■ **LISTED ENTRIES**
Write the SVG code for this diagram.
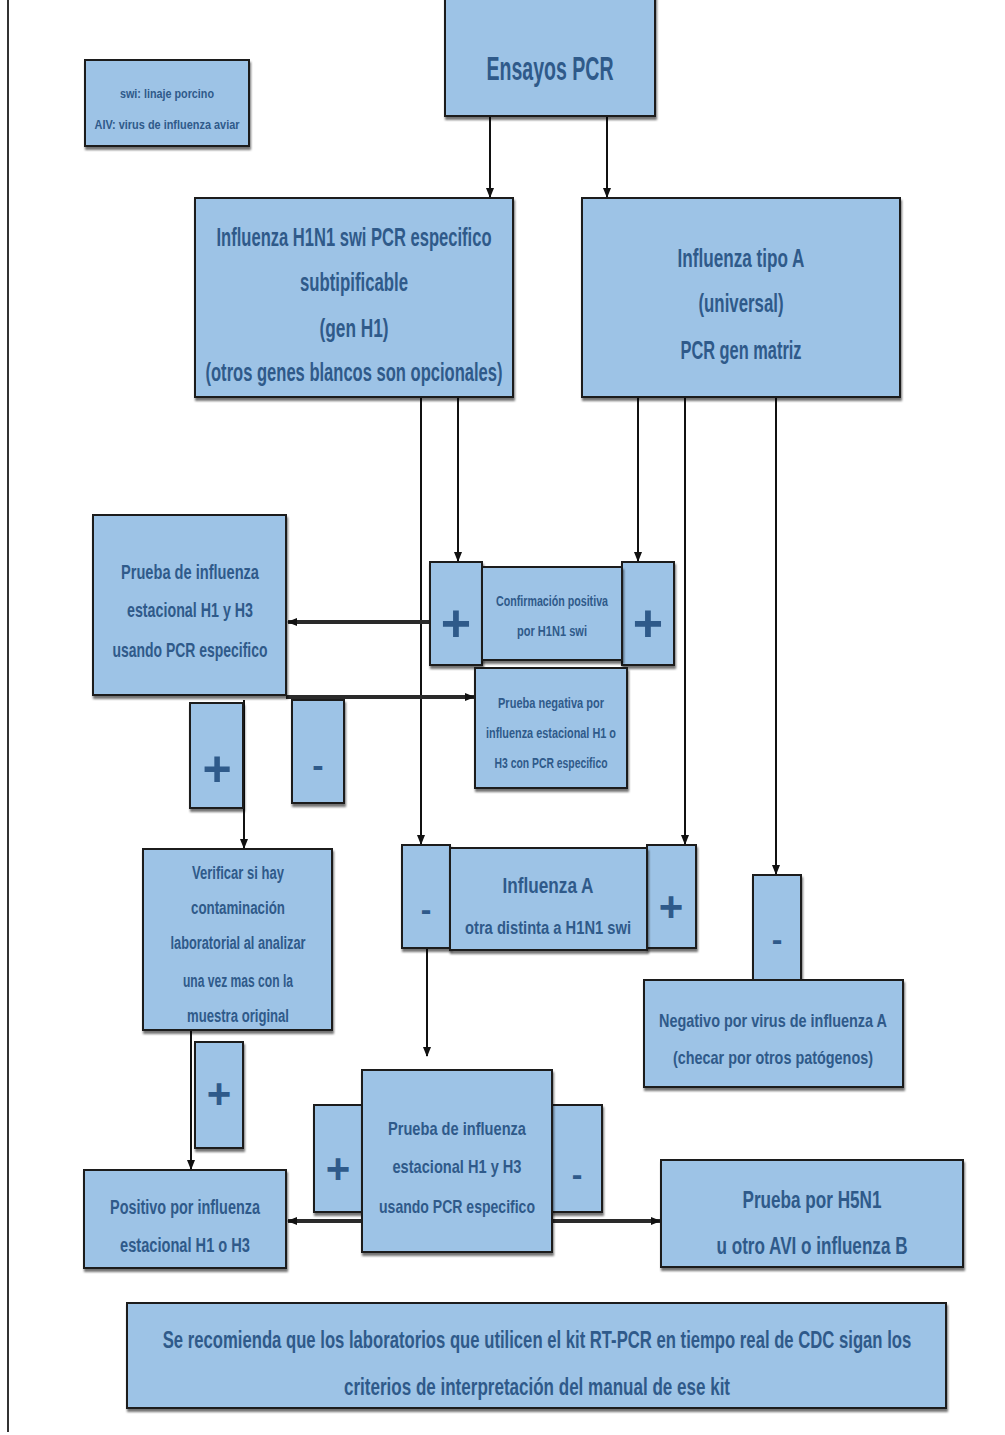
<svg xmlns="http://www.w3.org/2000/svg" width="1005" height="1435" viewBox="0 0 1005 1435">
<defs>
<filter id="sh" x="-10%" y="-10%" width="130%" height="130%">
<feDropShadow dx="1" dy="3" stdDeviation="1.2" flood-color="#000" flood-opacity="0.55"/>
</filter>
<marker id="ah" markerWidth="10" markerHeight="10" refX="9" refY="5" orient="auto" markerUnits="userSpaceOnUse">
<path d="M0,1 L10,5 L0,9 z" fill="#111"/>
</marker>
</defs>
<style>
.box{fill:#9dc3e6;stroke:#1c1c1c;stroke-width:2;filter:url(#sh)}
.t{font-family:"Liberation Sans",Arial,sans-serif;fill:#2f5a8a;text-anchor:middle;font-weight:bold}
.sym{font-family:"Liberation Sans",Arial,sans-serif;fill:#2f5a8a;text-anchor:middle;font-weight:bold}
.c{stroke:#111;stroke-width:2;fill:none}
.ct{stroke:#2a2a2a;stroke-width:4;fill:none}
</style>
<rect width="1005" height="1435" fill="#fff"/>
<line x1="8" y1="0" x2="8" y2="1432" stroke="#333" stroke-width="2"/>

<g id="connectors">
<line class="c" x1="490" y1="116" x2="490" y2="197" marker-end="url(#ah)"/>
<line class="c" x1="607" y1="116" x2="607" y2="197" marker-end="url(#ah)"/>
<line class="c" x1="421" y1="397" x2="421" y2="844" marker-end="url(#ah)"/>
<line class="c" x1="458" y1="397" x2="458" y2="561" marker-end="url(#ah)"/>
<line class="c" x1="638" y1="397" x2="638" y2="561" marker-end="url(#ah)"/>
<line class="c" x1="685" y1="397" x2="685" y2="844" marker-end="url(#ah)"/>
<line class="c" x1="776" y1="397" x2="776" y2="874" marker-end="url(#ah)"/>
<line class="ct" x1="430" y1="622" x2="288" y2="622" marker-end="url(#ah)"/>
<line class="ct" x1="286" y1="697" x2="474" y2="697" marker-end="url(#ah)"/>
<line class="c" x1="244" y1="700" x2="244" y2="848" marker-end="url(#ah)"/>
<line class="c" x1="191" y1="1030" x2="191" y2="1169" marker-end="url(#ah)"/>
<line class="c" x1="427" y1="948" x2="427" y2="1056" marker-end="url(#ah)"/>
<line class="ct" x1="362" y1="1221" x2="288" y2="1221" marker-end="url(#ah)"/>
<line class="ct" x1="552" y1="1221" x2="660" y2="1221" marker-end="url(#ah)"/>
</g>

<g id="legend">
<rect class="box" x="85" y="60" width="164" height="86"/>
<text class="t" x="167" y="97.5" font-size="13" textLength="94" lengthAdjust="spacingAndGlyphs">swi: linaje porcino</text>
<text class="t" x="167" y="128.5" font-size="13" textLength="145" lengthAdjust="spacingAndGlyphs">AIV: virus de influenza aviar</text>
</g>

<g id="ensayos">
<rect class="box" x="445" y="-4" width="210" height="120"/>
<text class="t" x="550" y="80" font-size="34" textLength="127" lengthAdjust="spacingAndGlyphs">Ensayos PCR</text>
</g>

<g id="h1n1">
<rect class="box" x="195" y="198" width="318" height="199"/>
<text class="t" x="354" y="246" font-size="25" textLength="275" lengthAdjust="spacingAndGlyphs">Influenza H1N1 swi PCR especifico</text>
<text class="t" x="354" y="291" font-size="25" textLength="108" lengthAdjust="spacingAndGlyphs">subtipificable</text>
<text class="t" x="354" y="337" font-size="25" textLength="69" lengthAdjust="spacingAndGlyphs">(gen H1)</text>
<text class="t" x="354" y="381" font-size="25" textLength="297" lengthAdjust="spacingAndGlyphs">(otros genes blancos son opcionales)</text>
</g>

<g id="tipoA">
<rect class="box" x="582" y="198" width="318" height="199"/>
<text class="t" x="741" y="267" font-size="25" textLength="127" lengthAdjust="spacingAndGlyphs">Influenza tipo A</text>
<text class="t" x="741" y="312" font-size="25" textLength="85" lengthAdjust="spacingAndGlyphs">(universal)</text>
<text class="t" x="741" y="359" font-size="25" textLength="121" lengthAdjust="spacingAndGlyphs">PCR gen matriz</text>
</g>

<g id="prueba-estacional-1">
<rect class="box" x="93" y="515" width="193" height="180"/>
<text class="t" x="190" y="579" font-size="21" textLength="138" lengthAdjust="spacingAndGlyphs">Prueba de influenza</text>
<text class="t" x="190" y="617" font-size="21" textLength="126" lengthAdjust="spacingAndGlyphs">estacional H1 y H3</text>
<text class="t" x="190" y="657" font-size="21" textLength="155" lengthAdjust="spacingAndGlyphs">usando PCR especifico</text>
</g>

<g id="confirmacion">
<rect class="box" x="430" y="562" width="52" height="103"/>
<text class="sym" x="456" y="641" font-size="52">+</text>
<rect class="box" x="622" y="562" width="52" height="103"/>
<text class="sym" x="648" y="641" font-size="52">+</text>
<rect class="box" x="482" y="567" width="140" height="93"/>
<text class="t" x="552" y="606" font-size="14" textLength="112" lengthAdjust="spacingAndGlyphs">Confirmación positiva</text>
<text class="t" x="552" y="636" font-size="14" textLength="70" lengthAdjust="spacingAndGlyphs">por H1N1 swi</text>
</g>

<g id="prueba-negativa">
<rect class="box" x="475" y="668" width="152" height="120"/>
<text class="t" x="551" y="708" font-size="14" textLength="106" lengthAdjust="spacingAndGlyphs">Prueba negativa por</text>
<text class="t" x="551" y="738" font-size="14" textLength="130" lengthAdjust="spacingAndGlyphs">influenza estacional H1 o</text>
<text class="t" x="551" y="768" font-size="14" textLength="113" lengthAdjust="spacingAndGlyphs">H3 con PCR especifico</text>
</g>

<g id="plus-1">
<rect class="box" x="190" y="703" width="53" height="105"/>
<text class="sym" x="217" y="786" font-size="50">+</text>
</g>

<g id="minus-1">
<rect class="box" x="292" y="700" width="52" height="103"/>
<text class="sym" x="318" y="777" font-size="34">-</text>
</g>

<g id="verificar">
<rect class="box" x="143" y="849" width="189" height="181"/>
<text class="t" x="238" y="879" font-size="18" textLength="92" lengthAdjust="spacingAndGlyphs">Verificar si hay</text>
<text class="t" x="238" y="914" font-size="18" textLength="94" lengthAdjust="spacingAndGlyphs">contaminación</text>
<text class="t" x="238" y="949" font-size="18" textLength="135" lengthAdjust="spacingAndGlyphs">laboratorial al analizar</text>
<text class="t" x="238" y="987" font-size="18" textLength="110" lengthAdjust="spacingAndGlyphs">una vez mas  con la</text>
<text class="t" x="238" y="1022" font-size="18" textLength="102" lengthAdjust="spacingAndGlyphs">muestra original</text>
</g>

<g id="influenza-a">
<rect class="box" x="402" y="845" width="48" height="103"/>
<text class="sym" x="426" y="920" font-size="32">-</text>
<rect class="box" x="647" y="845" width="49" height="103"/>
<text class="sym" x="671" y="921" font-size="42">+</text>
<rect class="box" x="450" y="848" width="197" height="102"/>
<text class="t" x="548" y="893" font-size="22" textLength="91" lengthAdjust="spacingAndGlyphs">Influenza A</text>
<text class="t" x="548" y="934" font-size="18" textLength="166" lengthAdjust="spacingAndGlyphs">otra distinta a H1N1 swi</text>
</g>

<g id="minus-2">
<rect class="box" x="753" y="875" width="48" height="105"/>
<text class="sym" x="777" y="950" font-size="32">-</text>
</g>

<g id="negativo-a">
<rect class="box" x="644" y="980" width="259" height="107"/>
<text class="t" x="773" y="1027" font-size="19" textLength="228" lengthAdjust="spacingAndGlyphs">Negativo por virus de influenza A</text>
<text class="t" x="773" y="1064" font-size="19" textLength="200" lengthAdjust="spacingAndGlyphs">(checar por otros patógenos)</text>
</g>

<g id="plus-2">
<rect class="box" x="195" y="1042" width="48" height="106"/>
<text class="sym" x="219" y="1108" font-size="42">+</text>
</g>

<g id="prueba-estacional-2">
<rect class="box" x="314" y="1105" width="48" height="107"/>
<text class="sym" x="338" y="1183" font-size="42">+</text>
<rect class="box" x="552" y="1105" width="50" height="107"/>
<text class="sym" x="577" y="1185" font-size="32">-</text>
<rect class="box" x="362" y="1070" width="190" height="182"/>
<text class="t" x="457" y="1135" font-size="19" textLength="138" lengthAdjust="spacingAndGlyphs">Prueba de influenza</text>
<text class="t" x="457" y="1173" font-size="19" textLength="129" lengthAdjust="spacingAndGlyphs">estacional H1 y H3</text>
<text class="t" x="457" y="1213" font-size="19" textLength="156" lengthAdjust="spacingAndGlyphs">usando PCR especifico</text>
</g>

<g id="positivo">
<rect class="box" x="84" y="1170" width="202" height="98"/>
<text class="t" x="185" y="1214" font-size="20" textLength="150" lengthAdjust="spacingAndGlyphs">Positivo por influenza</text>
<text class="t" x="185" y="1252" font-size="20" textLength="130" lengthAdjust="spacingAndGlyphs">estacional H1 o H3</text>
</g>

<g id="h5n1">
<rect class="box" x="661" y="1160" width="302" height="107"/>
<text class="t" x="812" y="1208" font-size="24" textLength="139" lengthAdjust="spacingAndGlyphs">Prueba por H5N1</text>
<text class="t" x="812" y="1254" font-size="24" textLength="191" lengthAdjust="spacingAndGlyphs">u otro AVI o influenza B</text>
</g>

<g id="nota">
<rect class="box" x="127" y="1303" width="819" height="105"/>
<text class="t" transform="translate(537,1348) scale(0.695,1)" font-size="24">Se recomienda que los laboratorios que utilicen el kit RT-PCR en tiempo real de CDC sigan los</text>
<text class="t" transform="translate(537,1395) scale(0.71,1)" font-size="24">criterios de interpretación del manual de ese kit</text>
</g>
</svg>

--

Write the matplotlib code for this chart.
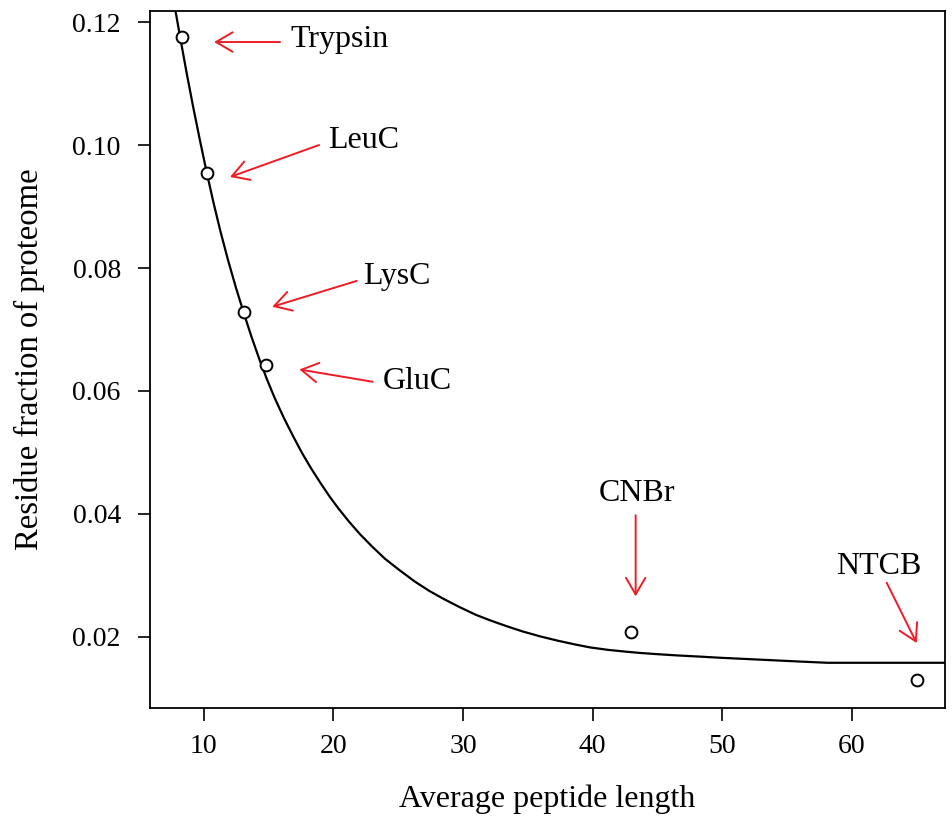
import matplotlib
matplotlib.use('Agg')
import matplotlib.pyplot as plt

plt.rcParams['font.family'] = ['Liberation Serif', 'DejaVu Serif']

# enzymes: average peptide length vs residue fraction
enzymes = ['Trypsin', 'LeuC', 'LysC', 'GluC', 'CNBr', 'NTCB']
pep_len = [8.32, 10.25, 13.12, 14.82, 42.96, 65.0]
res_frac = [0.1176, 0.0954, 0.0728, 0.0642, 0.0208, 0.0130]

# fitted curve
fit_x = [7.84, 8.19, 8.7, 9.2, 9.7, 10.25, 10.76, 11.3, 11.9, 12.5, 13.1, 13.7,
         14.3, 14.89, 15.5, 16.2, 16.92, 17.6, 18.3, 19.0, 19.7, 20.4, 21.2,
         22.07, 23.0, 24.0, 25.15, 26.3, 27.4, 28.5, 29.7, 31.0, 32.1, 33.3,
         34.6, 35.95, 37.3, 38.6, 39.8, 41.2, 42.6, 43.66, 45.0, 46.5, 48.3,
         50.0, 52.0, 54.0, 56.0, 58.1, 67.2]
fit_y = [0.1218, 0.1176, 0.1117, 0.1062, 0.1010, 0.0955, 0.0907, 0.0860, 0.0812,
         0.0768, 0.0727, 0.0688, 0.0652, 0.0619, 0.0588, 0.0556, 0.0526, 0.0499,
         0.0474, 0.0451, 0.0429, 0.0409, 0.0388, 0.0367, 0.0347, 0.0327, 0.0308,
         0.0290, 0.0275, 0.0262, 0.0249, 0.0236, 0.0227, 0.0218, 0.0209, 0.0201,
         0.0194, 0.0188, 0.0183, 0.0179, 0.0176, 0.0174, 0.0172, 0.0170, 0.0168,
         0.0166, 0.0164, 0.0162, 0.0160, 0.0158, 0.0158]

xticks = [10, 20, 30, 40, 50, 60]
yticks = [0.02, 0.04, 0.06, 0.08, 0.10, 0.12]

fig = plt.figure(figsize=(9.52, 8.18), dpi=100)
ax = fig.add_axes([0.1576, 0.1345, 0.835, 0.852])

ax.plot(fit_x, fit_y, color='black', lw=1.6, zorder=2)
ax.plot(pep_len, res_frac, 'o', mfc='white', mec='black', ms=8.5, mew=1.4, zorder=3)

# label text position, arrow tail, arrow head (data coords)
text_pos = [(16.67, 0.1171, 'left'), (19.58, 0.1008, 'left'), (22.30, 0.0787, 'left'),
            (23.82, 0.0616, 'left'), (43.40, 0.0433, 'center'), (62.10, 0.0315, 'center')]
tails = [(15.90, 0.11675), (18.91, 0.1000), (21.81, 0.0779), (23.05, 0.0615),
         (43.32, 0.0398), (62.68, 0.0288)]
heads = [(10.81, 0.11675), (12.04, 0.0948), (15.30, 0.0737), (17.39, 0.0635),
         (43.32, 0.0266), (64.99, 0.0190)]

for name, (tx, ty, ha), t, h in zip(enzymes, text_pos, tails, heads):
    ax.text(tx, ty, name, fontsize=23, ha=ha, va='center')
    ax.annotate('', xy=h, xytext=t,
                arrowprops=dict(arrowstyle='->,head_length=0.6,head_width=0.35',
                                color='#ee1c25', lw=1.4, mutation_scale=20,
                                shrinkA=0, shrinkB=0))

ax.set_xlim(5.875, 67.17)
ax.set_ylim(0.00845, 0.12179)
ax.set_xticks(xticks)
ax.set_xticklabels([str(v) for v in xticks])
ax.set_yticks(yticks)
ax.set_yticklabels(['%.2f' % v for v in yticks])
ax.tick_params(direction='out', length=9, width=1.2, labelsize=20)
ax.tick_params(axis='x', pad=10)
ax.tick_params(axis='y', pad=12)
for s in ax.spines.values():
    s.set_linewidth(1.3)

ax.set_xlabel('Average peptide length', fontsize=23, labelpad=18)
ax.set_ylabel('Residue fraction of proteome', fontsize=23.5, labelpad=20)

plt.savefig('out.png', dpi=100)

■ **WHAT TO PRODUCE**
Write out, exactly and with nothing added, everything from the line with "Write the matplotlib code for this chart." down to the line with "res_frac = [0.1176, 0.0954, 0.0728, 0.0642, 0.0208, 0.0130]", both included. Drop any pictures.

■ **EXERCISE ANSWER**
Write the matplotlib code for this chart.
import matplotlib
matplotlib.use('Agg')
import matplotlib.pyplot as plt

plt.rcParams['font.family'] = ['Liberation Serif', 'DejaVu Serif']

# enzymes: average peptide length vs residue fraction
enzymes = ['Trypsin', 'LeuC', 'LysC', 'GluC', 'CNBr', 'NTCB']
pep_len = [8.32, 10.25, 13.12, 14.82, 42.96, 65.0]
res_frac = [0.1176, 0.0954, 0.0728, 0.0642, 0.0208, 0.0130]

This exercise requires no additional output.